● **WHAT YOU WILL DO**:
Nothing after the line with "const yMax = 120;" belongs in the copy; extract the lines below from the top through that line, pictures left out.

● **COLLECTED MATERIAL**:
** START **

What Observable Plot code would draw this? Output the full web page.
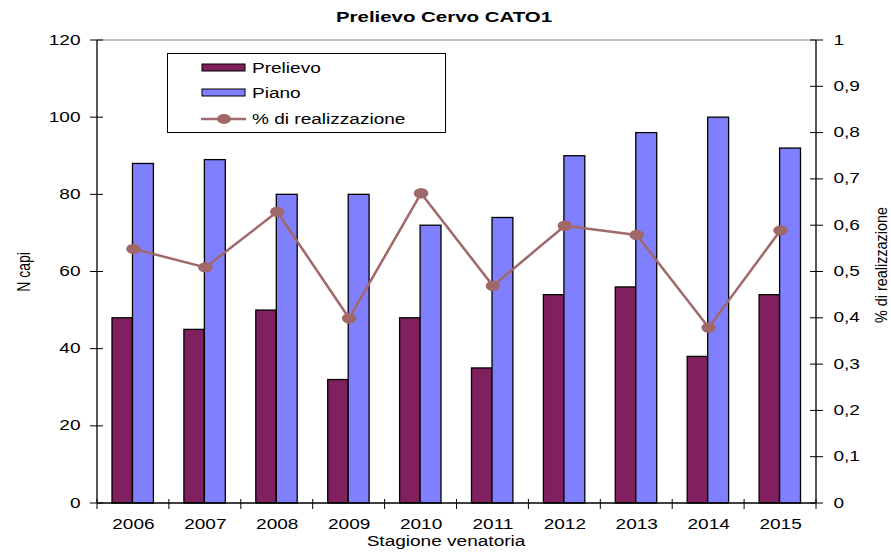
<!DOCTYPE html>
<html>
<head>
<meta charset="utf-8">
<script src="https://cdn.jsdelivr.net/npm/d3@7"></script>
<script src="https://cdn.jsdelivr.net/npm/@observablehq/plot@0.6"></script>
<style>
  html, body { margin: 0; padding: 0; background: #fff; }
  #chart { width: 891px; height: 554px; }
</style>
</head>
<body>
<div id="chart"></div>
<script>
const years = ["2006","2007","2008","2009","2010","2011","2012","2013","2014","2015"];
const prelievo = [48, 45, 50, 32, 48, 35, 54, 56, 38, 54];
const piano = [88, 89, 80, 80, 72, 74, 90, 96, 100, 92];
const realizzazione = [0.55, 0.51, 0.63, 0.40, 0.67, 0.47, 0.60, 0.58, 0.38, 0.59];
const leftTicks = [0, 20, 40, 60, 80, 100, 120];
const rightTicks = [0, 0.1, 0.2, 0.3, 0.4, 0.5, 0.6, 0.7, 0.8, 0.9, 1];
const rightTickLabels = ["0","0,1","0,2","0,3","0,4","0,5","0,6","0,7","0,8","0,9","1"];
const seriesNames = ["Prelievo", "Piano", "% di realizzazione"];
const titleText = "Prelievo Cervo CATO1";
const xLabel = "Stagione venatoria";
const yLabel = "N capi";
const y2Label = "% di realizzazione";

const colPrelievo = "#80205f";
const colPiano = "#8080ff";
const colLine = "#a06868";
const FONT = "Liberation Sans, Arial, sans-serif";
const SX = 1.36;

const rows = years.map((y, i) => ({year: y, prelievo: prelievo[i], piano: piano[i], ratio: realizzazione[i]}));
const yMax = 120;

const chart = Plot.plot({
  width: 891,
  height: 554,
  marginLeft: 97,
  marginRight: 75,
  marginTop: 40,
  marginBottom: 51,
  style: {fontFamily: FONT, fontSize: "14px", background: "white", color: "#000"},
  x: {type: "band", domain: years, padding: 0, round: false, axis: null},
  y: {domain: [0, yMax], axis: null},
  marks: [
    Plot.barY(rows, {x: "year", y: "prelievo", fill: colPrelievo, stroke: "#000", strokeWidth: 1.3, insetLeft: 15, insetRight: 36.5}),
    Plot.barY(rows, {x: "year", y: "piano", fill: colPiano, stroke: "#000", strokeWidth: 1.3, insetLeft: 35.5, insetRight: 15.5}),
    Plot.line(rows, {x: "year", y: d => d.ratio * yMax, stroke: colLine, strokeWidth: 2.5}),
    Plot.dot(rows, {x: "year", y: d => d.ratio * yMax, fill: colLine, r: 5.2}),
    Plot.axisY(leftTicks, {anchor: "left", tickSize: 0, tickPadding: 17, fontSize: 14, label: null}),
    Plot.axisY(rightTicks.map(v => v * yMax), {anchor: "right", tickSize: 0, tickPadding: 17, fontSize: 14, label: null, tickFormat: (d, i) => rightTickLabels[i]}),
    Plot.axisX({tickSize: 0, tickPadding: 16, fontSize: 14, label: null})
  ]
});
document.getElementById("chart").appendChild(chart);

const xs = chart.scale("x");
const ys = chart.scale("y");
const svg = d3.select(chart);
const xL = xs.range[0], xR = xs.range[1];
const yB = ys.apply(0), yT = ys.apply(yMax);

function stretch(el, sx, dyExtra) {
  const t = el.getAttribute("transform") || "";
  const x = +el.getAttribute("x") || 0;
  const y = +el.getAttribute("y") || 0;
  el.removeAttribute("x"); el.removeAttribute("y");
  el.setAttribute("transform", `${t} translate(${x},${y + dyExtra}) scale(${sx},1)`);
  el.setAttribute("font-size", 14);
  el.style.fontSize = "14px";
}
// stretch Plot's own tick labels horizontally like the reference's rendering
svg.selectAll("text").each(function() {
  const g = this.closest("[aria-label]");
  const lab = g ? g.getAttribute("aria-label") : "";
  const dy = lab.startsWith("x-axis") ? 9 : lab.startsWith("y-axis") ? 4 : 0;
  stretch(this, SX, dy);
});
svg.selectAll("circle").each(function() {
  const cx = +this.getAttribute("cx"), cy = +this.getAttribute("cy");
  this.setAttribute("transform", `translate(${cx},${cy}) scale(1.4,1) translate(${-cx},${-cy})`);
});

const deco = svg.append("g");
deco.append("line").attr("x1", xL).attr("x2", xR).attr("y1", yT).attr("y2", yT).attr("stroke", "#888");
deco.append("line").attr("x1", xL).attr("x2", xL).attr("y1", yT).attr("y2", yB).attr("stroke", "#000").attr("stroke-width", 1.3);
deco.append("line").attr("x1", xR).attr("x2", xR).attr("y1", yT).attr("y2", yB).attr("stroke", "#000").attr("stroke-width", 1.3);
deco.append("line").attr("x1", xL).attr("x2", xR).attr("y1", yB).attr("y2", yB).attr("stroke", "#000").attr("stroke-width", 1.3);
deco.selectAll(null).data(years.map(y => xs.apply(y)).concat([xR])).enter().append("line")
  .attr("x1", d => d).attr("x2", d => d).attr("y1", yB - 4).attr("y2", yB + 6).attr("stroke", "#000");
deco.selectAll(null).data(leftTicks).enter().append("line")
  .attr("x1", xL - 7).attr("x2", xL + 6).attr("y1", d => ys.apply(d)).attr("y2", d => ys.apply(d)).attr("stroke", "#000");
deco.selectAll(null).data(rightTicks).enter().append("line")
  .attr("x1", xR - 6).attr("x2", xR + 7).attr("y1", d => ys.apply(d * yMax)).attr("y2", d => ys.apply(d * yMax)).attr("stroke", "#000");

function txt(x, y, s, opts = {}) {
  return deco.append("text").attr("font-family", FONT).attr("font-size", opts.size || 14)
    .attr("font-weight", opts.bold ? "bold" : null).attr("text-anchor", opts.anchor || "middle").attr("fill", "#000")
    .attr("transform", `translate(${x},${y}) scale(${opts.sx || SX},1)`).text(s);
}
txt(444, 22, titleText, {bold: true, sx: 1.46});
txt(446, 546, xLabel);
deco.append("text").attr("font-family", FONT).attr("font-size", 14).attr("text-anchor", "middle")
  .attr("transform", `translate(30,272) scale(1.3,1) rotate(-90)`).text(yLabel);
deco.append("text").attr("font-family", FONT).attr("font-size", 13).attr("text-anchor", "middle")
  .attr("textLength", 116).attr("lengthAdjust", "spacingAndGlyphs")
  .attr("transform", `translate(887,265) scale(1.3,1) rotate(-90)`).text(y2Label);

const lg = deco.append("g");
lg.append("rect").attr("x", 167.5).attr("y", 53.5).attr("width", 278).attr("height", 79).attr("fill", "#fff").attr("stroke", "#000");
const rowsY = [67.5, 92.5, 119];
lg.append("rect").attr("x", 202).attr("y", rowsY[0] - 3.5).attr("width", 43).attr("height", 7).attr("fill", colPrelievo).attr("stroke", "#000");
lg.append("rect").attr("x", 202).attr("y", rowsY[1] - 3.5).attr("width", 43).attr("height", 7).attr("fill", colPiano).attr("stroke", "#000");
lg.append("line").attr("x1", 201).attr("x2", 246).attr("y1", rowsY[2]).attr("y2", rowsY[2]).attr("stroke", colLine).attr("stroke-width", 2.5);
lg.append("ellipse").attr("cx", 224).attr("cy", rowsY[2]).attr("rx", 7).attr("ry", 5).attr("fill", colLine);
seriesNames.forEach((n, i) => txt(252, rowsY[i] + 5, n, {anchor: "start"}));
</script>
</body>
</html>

** END **

● **ANSWER TO THE PROBLEM**:
What Observable Plot code would draw this? Output the full web page.
<!DOCTYPE html>
<html>
<head>
<meta charset="utf-8">
<script src="https://cdn.jsdelivr.net/npm/d3@7"></script>
<script src="https://cdn.jsdelivr.net/npm/@observablehq/plot@0.6"></script>
<style>
  html, body { margin: 0; padding: 0; background: #fff; }
  #chart { width: 891px; height: 554px; }
</style>
</head>
<body>
<div id="chart"></div>
<script>
const years = ["2006","2007","2008","2009","2010","2011","2012","2013","2014","2015"];
const prelievo = [48, 45, 50, 32, 48, 35, 54, 56, 38, 54];
const piano = [88, 89, 80, 80, 72, 74, 90, 96, 100, 92];
const realizzazione = [0.55, 0.51, 0.63, 0.40, 0.67, 0.47, 0.60, 0.58, 0.38, 0.59];
const leftTicks = [0, 20, 40, 60, 80, 100, 120];
const rightTicks = [0, 0.1, 0.2, 0.3, 0.4, 0.5, 0.6, 0.7, 0.8, 0.9, 1];
const rightTickLabels = ["0","0,1","0,2","0,3","0,4","0,5","0,6","0,7","0,8","0,9","1"];
const seriesNames = ["Prelievo", "Piano", "% di realizzazione"];
const titleText = "Prelievo Cervo CATO1";
const xLabel = "Stagione venatoria";
const yLabel = "N capi";
const y2Label = "% di realizzazione";

const colPrelievo = "#80205f";
const colPiano = "#8080ff";
const colLine = "#a06868";
const FONT = "Liberation Sans, Arial, sans-serif";
const SX = 1.36;

const rows = years.map((y, i) => ({year: y, prelievo: prelievo[i], piano: piano[i], ratio: realizzazione[i]}));
const yMax = 120;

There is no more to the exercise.